David Hewson

Profile
- Position: Cornerback

Personal information
- Born: January 9, 1982 (age 44) Winnipeg, Manitoba, Canada
- Listed height: 6 ft 3 in (1.91 m)
- Listed weight: 222 lb (101 kg)

Career information
- University: University of Manitoba
- CFL draft: 2005: 5th round, 36th overall pick

Career history
- 2005–2006: Toronto Argonauts
- 2007: Winnipeg Blue Bombers
- Stats at CFL.ca

= David Hewson (Canadian football) =

Canadian football player

David Hewson (born January 9, 1982) is a Canadian former professional football linebacker who played for the Toronto Argonauts and Winnipeg Blue Bombers of the Canadian Football League.

== Early life ==
Hewson was born in Winnipeg, Manitoba and played football at Kelvin High School.
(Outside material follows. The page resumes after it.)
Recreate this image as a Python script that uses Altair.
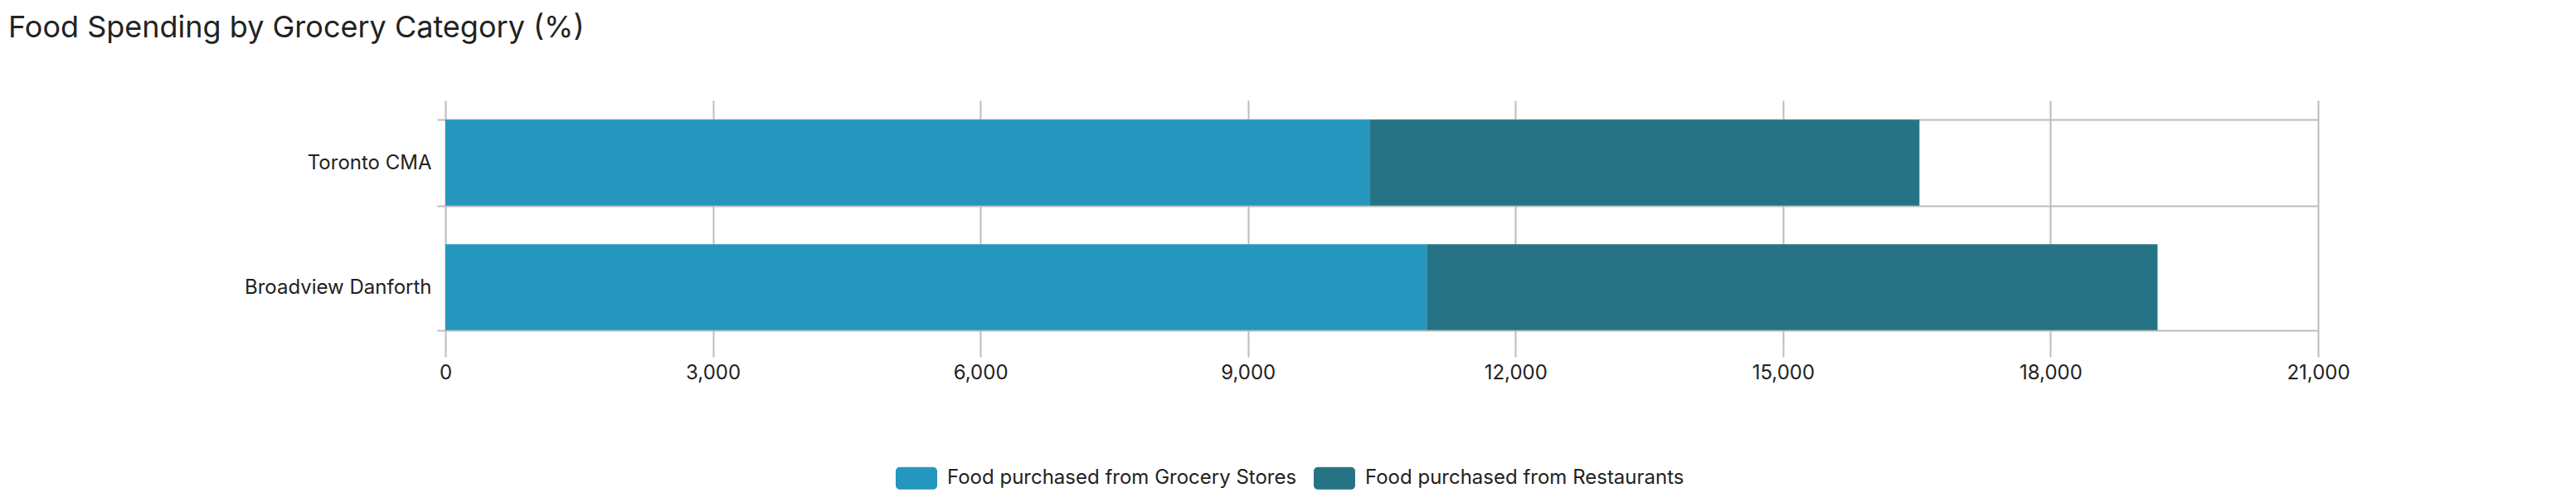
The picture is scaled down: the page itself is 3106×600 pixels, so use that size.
import altair as alt
import pandas as pd

regions = ["Toronto CMA", "Broadview Danforth"]
grocery = [10370, 11005]
restaurants = [6160, 8195]
categories = ["Food purchased from Grocery Stores", "Food purchased from Restaurants"]
colors = ["#2596be", "#267386"]
x_ticks = [0, 3000, 6000, 9000, 12000, 15000, 18000, 21000]

rows = []
for r, g, s in zip(regions, grocery, restaurants):
    rows.append({"region": r, "category": categories[0], "value": g})
    rows.append({"region": r, "category": categories[1], "value": s})
df = pd.DataFrame(rows)

legend_shape = ("M-0.8,-0.54 H0.8 A0.2,0.2 0 0 1 1,-0.34 V0.34 A0.2,0.2 0 0 1 0.8,0.54 "
                "H-0.8 A0.2,0.2 0 0 1 -1,0.34 V-0.34 A0.2,0.2 0 0 1 -0.8,-0.54 Z")

chart = alt.Chart(df).mark_bar().encode(
    y=alt.Y("region:N", sort=regions, title=None,
            scale=alt.Scale(paddingInner=0.31, paddingOuter=0.155),
            axis=alt.Axis(tickBand="extent", grid=True, domain=False, ticks=True,
                          tickSize=10, tickColor="#bcbcbc", tickWidth=2,
                          gridColor="#bcbcbc", gridWidth=2,
                          labelPadding=7, labelFontSize=24, labelColor="#222222",
                          labelFont="Inter", labelLimit=500)),
    x=alt.X("value:Q", title=None, stack="zero",
            scale=alt.Scale(domain=[0, 21000], nice=False),
            axis=alt.Axis(values=x_ticks, format=",.0f", grid=True, domain=False,
                          tickSize=9, tickColor="#bcbcbc", tickWidth=2,
                          gridColor="#bcbcbc", gridWidth=2, labelFlush=False,
                          labelPadding=7, labelFontSize=24, labelColor="#222222",
                          labelFont="Inter")),
    color=alt.Color("category:N", scale=alt.Scale(domain=categories, range=colors),
                    legend=alt.Legend(orient="none", direction="horizontal", title=None,
                                      legendX=543, legendY=430, padding=0,
                                      symbolType=legend_shape, symbolSize=2500,
                                      symbolStrokeWidth=0, symbolOpacity=1,
                                      labelOffset=12, columnPadding=20,
                                      labelFontSize=24, labelColor="#222222",
                                      labelFont="Inter", labelLimit=600)),
    order=alt.Order("category:N", sort="ascending"),
).properties(
    width=2258,
    height=300,
    title=alt.TitleParams("Food Spending by Grocery Category (%)", anchor="start",
                          frame="group", dx=-527, offset=56, fontSize=36,
                          font="Inter", fontWeight="normal", color="#222222"),
    autosize=alt.AutoSizeParams(type="none"),
    padding={"left": 529, "top": 113, "right": 300, "bottom": 170},
).configure_view(stroke=None)

chart.save("out.html", embed_options={"renderer": "svg", "actions": False})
He went on to the University of Manitoba and was one of the Manitoba Bisons top defenders, playing as starter cornerback from 2001 to 2005. He was named the CIS football Defensive Player of the Week twice in 2001 and played in the 2003 East West Bowl. He graduated with a degree in Human Geography with a minor in Business Management.

== Professional career ==
Hewson was drafted in the fifth round of the 2005 CFL draft by the Calgary Stampeders but was released during training camp that year. On November 1, 2005, Hewson was signed by the Toronto Argonauts to the practice roster. He played in 14 regular season games for the Argos in the 2006 CFL season with 11 special team tackles and appeared in both playoff games, collecting two special teams tackles.

In the 2007 CFL season, the Argos released Hewson during training camp and the Winnipeg Blue Bombers signed him to their practice roster on September 12. He dressed for four games in September and October.